• DESCRIPTION OF THE TASK: Restate each line of the listing exactly, without carrying over any pictures.

• DATA EXCERPT:
====================

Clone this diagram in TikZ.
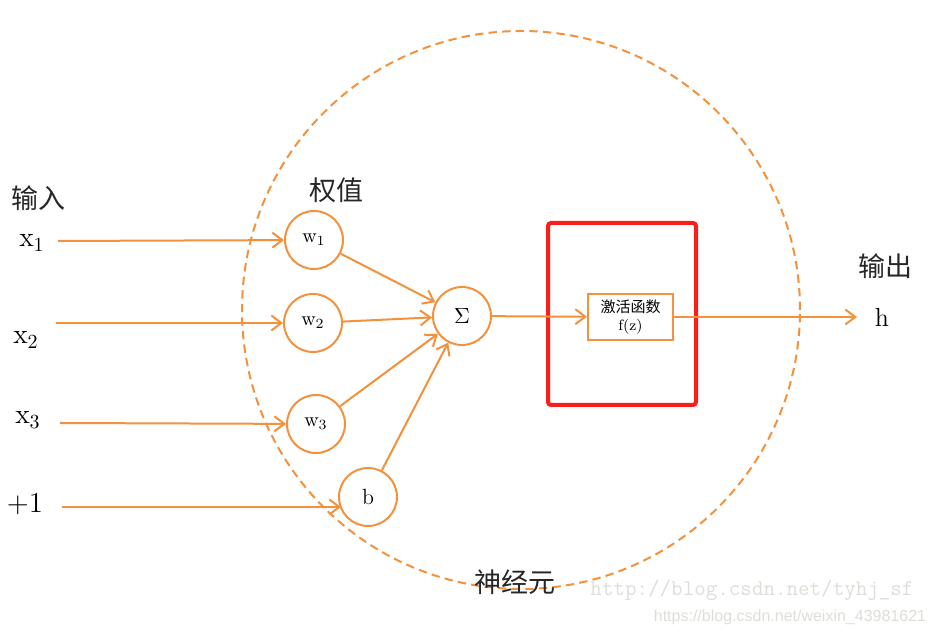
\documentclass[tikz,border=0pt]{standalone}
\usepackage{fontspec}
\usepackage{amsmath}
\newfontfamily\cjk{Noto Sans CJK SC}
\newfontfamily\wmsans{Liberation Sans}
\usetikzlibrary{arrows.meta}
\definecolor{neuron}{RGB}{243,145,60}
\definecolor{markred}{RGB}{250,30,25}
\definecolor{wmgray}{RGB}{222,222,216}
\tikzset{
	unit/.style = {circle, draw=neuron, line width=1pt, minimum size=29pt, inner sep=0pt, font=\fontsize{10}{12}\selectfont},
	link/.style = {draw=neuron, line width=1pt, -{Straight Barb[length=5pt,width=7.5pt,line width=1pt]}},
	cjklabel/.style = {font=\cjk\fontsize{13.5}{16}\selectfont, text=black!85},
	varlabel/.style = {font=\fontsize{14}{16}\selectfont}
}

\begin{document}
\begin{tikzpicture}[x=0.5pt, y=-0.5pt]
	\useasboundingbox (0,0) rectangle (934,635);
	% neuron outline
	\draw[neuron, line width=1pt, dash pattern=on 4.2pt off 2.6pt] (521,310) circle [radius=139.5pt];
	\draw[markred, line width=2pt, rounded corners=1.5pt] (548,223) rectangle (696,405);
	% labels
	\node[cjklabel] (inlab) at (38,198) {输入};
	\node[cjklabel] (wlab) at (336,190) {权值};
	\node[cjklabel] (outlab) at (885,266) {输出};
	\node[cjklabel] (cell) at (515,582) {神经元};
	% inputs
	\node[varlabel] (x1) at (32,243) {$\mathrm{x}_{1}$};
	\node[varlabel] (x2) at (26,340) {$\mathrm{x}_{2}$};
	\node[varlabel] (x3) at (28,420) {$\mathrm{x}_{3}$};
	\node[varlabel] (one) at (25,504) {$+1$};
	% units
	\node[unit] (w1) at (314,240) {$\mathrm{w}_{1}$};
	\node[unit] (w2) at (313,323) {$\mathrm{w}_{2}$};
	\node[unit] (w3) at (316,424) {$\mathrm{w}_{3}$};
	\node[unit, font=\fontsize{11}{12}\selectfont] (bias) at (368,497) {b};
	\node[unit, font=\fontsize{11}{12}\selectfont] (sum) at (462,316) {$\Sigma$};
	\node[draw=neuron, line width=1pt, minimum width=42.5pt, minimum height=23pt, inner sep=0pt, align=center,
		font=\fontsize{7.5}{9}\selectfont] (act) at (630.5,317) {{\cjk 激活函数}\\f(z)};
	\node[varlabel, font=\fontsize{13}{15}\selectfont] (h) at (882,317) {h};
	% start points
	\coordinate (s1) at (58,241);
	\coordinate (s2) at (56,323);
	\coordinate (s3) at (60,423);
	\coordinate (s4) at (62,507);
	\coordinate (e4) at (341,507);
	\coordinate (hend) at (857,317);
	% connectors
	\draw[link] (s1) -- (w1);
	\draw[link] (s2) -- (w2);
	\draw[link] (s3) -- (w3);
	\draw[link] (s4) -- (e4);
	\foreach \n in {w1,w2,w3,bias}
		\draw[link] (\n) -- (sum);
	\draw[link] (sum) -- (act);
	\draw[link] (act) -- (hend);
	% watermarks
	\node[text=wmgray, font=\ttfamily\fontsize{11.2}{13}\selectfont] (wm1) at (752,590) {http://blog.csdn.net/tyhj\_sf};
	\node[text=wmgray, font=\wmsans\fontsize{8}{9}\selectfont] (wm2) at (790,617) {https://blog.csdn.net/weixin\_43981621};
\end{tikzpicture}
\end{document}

====================

• RESULT BELOW:
Clone this diagram in TikZ.
\documentclass[tikz,border=0pt]{standalone}
\usepackage{fontspec}
\usepackage{amsmath}
\newfontfamily\cjk{Noto Sans CJK SC}
\newfontfamily\wmsans{Liberation Sans}
\usetikzlibrary{arrows.meta}
\definecolor{neuron}{RGB}{243,145,60}
\definecolor{markred}{RGB}{250,30,25}
\definecolor{wmgray}{RGB}{222,222,216}
\tikzset{
	unit/.style = {circle, draw=neuron, line width=1pt, minimum size=29pt, inner sep=0pt, font=\fontsize{10}{12}\selectfont},
	link/.style = {draw=neuron, line width=1pt, -{Straight Barb[length=5pt,width=7.5pt,line width=1pt]}},
	cjklabel/.style = {font=\cjk\fontsize{13.5}{16}\selectfont, text=black!85},
	varlabel/.style = {font=\fontsize{14}{16}\selectfont}
}

\begin{document}
\begin{tikzpicture}[x=0.5pt, y=-0.5pt]
	\useasboundingbox (0,0) rectangle (934,635);
	% neuron outline
	\draw[neuron, line width=1pt, dash pattern=on 4.2pt off 2.6pt] (521,310) circle [radius=139.5pt];
	\draw[markred, line width=2pt, rounded corners=1.5pt] (548,223) rectangle (696,405);
	% labels
	\node[cjklabel] (inlab) at (38,198) {输入};
	\node[cjklabel] (wlab) at (336,190) {权值};
	\node[cjklabel] (outlab) at (885,266) {输出};
	\node[cjklabel] (cell) at (515,582) {神经元};
	% inputs
	\node[varlabel] (x1) at (32,243) {$\mathrm{x}_{1}$};
	\node[varlabel] (x2) at (26,340) {$\mathrm{x}_{2}$};
	\node[varlabel] (x3) at (28,420) {$\mathrm{x}_{3}$};
	\node[varlabel] (one) at (25,504) {$+1$};
	% units
	\node[unit] (w1) at (314,240) {$\mathrm{w}_{1}$};
	\node[unit] (w2) at (313,323) {$\mathrm{w}_{2}$};
	\node[unit] (w3) at (316,424) {$\mathrm{w}_{3}$};
	\node[unit, font=\fontsize{11}{12}\selectfont] (bias) at (368,497) {b};
	\node[unit, font=\fontsize{11}{12}\selectfont] (sum) at (462,316) {$\Sigma$};
	\node[draw=neuron, line width=1pt, minimum width=42.5pt, minimum height=23pt, inner sep=0pt, align=center,
		font=\fontsize{7.5}{9}\selectfont] (act) at (630.5,317) {{\cjk 激活函数}\\f(z)};
	\node[varlabel, font=\fontsize{13}{15}\selectfont] (h) at (882,317) {h};
	% start points
	\coordinate (s1) at (58,241);
	\coordinate (s2) at (56,323);
	\coordinate (s3) at (60,423);
	\coordinate (s4) at (62,507);
	\coordinate (e4) at (341,507);
	\coordinate (hend) at (857,317);
	% connectors
	\draw[link] (s1) -- (w1);
	\draw[link] (s2) -- (w2);
	\draw[link] (s3) -- (w3);
	\draw[link] (s4) -- (e4);
	\foreach \n in {w1,w2,w3,bias}
		\draw[link] (\n) -- (sum);
	\draw[link] (sum) -- (act);
	\draw[link] (act) -- (hend);
	% watermarks
	\node[text=wmgray, font=\ttfamily\fontsize{11.2}{13}\selectfont] (wm1) at (752,590) {http://blog.csdn.net/tyhj\_sf};
	\node[text=wmgray, font=\wmsans\fontsize{8}{9}\selectfont] (wm2) at (790,617) {https://blog.csdn.net/weixin\_43981621};
\end{tikzpicture}
\end{document}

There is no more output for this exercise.